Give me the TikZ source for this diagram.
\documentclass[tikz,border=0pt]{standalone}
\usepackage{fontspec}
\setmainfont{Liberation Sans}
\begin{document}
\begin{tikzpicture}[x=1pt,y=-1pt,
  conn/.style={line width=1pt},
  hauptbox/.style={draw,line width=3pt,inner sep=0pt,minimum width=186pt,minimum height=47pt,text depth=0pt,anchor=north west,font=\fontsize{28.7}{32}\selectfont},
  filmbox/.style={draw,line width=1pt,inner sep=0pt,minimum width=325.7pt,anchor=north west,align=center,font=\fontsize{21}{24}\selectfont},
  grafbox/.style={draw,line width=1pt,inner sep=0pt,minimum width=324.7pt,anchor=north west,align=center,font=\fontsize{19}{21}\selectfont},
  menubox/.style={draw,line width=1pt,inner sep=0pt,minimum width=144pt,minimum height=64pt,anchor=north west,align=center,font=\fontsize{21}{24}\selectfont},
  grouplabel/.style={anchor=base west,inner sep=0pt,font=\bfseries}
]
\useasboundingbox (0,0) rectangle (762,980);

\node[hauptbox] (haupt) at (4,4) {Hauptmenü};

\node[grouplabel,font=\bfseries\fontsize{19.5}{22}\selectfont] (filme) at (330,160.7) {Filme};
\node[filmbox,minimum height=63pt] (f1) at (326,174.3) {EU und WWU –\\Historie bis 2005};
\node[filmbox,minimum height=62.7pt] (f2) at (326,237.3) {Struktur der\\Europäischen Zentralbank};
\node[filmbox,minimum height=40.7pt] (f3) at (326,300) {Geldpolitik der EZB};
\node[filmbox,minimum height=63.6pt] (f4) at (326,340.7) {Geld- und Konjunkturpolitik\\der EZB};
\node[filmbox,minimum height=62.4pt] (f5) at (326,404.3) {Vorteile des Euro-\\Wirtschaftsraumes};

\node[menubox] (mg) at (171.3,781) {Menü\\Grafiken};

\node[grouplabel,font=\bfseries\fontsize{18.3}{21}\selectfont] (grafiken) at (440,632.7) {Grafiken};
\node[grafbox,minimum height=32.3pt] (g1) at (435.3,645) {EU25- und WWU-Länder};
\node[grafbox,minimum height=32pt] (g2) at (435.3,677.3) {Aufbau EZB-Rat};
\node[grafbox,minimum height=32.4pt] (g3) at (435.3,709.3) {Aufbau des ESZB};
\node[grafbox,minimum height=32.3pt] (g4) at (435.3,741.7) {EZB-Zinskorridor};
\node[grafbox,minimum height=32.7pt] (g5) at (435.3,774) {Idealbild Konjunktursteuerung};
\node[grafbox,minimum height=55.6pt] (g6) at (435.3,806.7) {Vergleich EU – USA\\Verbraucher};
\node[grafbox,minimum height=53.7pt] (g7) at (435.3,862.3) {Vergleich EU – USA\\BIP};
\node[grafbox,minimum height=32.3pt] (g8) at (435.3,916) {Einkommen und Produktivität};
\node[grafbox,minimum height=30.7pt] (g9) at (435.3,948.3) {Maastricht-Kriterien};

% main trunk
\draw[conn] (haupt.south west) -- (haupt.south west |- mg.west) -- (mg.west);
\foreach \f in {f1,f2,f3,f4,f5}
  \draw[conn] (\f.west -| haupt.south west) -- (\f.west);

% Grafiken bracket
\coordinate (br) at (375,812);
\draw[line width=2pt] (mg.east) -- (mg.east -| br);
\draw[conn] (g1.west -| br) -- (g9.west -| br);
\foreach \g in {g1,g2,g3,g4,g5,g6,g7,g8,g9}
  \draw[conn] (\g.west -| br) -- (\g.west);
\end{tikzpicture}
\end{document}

◆ **Exercise brief**:
Starting at the first line of the listing, retype every line up to and including the one with "(mg) at (171.3,781)".

◆ **Output**:
Give me the TikZ source for this diagram.
\documentclass[tikz,border=0pt]{standalone}
\usepackage{fontspec}
\setmainfont{Liberation Sans}
\begin{document}
\begin{tikzpicture}[x=1pt,y=-1pt,
  conn/.style={line width=1pt},
  hauptbox/.style={draw,line width=3pt,inner sep=0pt,minimum width=186pt,minimum height=47pt,text depth=0pt,anchor=north west,font=\fontsize{28.7}{32}\selectfont},
  filmbox/.style={draw,line width=1pt,inner sep=0pt,minimum width=325.7pt,anchor=north west,align=center,font=\fontsize{21}{24}\selectfont},
  grafbox/.style={draw,line width=1pt,inner sep=0pt,minimum width=324.7pt,anchor=north west,align=center,font=\fontsize{19}{21}\selectfont},
  menubox/.style={draw,line width=1pt,inner sep=0pt,minimum width=144pt,minimum height=64pt,anchor=north west,align=center,font=\fontsize{21}{24}\selectfont},
  grouplabel/.style={anchor=base west,inner sep=0pt,font=\bfseries}
]
\useasboundingbox (0,0) rectangle (762,980);

\node[hauptbox] (haupt) at (4,4) {Hauptmenü};

\node[grouplabel,font=\bfseries\fontsize{19.5}{22}\selectfont] (filme) at (330,160.7) {Filme};
\node[filmbox,minimum height=63pt] (f1) at (326,174.3) {EU und WWU –\\Historie bis 2005};
\node[filmbox,minimum height=62.7pt] (f2) at (326,237.3) {Struktur der\\Europäischen Zentralbank};
\node[filmbox,minimum height=40.7pt] (f3) at (326,300) {Geldpolitik der EZB};
\node[filmbox,minimum height=63.6pt] (f4) at (326,340.7) {Geld- und Konjunkturpolitik\\der EZB};
\node[filmbox,minimum height=62.4pt] (f5) at (326,404.3) {Vorteile des Euro-\\Wirtschaftsraumes};

\node[menubox] (mg) at (171.3,781) {Menü\\Grafiken};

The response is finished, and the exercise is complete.